(Entries with chart source code)
* * * *

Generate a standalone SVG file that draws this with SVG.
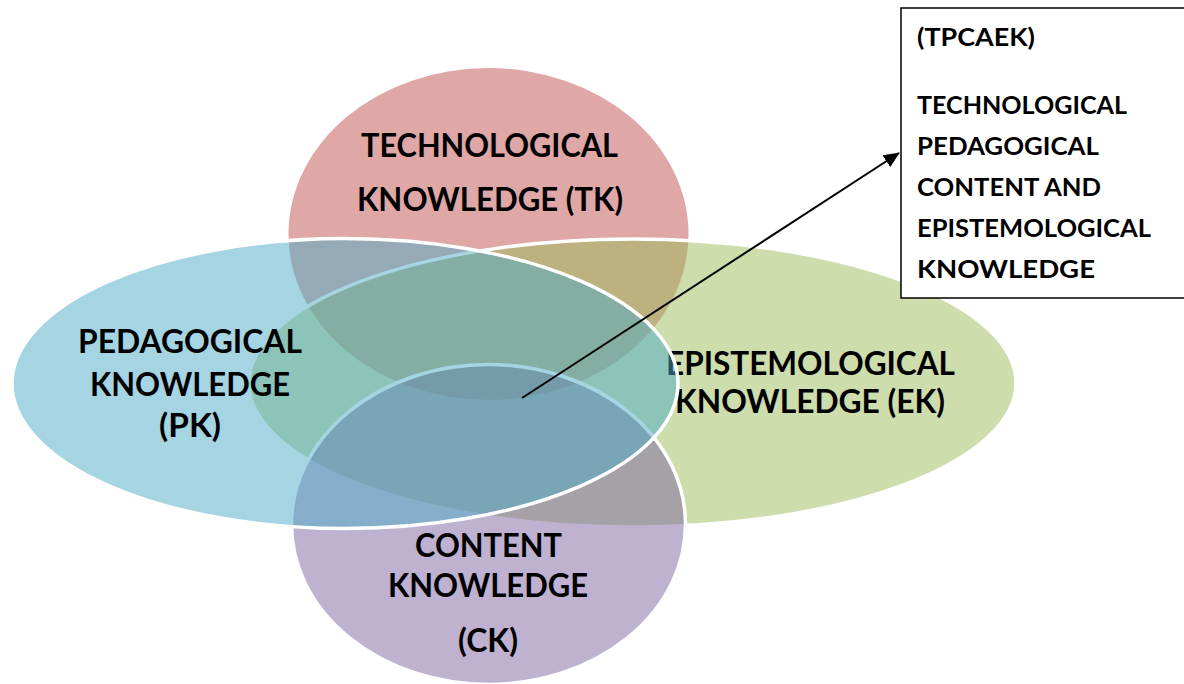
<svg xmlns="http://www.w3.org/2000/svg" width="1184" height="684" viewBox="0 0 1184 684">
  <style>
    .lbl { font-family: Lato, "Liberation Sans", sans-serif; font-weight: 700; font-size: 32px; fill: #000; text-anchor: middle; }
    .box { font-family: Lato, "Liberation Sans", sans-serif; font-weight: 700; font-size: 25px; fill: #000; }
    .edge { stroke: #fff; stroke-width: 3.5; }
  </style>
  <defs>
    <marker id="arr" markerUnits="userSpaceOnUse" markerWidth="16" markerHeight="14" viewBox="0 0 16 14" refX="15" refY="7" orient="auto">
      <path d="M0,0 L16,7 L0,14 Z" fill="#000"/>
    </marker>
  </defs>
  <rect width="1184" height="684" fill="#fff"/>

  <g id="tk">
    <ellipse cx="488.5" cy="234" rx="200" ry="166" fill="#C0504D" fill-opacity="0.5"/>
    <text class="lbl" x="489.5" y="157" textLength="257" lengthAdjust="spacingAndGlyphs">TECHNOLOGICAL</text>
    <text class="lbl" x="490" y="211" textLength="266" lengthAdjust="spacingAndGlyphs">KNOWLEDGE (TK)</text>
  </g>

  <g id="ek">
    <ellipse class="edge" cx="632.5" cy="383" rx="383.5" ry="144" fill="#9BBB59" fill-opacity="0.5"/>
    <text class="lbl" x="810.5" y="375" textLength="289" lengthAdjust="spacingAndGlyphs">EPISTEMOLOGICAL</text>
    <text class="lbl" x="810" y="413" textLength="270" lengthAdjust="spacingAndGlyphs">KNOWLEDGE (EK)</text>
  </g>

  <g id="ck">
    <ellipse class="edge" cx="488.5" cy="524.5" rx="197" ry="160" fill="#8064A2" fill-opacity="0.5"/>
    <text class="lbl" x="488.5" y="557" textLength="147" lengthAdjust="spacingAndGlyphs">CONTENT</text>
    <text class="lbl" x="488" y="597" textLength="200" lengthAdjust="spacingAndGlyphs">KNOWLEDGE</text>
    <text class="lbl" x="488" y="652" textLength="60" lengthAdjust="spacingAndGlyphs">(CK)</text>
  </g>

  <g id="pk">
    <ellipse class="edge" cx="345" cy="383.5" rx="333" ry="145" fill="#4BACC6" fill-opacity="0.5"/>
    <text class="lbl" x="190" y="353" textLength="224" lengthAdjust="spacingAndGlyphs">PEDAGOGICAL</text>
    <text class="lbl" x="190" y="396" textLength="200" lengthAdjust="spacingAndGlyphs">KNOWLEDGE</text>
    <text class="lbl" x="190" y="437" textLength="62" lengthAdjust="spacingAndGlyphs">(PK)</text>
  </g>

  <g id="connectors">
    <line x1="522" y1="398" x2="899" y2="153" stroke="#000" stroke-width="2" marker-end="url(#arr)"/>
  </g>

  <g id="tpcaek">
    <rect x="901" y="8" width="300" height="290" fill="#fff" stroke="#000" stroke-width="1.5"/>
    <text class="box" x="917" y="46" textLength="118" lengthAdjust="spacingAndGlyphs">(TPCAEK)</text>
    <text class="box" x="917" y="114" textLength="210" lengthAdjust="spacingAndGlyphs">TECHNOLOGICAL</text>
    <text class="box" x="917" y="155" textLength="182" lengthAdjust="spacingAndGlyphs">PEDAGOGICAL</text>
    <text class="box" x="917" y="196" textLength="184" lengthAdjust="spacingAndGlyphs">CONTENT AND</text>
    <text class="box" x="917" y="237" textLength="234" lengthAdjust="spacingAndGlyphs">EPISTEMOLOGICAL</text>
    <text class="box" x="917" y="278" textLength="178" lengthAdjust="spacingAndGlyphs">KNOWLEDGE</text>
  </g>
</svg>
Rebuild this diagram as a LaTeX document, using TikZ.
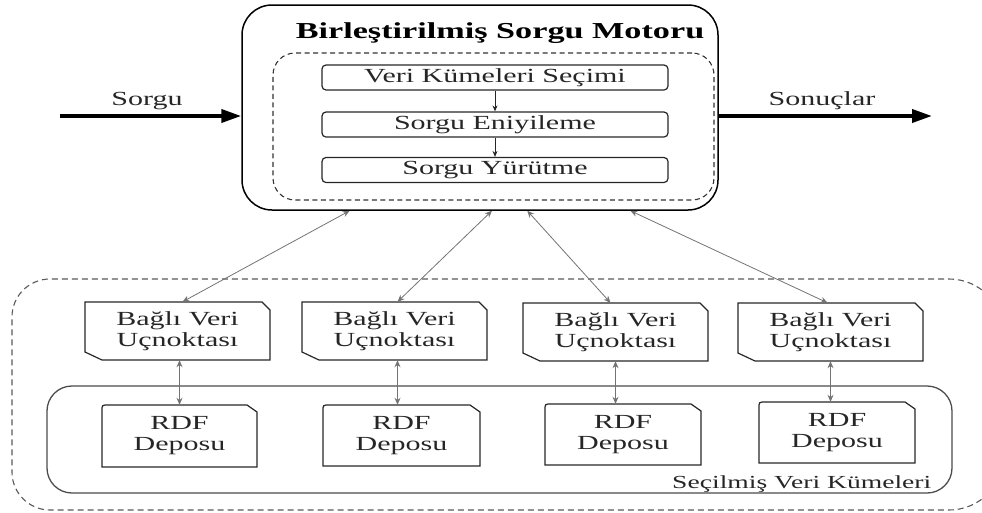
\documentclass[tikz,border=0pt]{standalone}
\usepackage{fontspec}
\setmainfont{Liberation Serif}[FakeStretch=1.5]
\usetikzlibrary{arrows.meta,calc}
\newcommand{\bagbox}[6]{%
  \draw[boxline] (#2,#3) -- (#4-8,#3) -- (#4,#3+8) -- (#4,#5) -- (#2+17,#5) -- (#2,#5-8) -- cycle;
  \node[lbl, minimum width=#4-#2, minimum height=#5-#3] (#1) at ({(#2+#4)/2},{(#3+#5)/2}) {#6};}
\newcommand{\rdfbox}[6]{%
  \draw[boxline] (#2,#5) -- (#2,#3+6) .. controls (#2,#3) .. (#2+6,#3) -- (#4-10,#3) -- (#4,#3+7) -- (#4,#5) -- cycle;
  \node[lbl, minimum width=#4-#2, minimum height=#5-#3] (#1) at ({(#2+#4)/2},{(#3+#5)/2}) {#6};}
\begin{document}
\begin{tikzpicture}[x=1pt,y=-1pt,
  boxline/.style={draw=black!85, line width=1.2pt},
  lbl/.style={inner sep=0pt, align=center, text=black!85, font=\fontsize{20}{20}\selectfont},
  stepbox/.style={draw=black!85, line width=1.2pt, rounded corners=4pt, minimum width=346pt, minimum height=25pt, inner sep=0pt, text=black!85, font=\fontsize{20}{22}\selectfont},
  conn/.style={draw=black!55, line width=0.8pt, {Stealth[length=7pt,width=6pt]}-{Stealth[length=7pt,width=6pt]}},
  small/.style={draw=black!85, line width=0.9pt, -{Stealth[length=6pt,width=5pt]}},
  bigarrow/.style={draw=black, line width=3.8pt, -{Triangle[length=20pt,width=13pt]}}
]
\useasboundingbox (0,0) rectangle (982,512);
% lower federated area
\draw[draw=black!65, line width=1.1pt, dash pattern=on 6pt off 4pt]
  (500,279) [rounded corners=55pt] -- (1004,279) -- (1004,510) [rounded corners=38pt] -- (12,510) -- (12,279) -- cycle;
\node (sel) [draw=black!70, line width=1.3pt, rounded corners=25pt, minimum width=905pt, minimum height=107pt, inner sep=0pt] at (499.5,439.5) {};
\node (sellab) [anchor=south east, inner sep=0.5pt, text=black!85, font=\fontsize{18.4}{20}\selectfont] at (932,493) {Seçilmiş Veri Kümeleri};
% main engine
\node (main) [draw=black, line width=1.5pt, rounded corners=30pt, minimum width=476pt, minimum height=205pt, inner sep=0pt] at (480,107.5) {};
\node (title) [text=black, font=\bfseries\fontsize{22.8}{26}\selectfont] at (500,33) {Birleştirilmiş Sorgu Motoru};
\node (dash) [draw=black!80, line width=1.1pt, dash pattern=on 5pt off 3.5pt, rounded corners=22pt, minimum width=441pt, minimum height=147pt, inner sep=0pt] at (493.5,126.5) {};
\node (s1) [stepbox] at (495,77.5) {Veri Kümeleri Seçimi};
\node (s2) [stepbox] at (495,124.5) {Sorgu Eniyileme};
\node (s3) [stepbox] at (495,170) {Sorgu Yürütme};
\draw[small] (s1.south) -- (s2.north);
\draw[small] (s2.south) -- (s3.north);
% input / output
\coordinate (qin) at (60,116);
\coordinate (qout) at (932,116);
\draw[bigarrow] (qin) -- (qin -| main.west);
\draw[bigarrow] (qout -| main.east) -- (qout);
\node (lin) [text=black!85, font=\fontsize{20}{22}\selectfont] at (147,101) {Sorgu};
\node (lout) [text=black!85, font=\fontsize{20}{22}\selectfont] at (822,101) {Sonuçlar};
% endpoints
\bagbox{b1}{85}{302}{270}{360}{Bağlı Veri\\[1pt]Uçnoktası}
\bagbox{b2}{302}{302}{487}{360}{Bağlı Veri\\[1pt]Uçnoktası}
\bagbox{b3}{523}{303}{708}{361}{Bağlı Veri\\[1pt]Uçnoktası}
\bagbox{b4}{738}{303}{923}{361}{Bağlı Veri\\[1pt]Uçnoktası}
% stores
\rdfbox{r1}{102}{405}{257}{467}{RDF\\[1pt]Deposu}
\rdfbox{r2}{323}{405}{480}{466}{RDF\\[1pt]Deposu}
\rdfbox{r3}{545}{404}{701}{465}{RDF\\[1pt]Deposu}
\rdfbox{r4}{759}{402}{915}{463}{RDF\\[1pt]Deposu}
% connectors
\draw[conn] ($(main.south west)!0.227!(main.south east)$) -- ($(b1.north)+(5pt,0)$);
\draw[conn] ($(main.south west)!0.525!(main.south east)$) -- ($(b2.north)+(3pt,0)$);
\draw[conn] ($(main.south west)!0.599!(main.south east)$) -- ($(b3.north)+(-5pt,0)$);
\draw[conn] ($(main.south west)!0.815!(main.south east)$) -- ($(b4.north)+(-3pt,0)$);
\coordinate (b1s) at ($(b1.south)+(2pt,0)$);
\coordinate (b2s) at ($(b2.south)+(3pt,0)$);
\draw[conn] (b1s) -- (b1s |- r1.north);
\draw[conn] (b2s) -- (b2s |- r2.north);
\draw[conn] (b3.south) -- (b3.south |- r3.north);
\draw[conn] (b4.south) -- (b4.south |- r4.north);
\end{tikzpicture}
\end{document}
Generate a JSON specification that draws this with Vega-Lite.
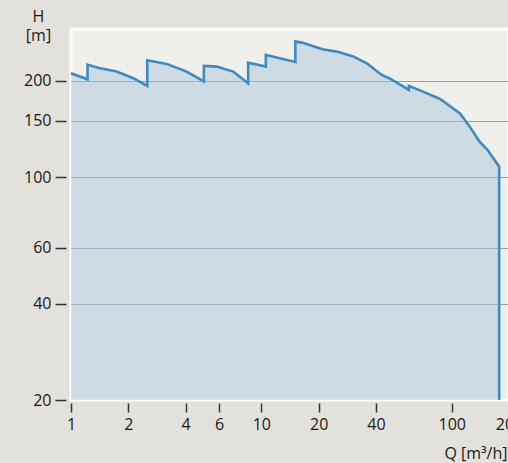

* * * *

▸ **GIVEN EXERCISE**
Out of the preceding entries, pull every line containing the string "that".

▸ **THE REPLY**
Generate a standalone SVG file that draws this with SVG.
Generate a JSON specification that draws this with Vega-Lite.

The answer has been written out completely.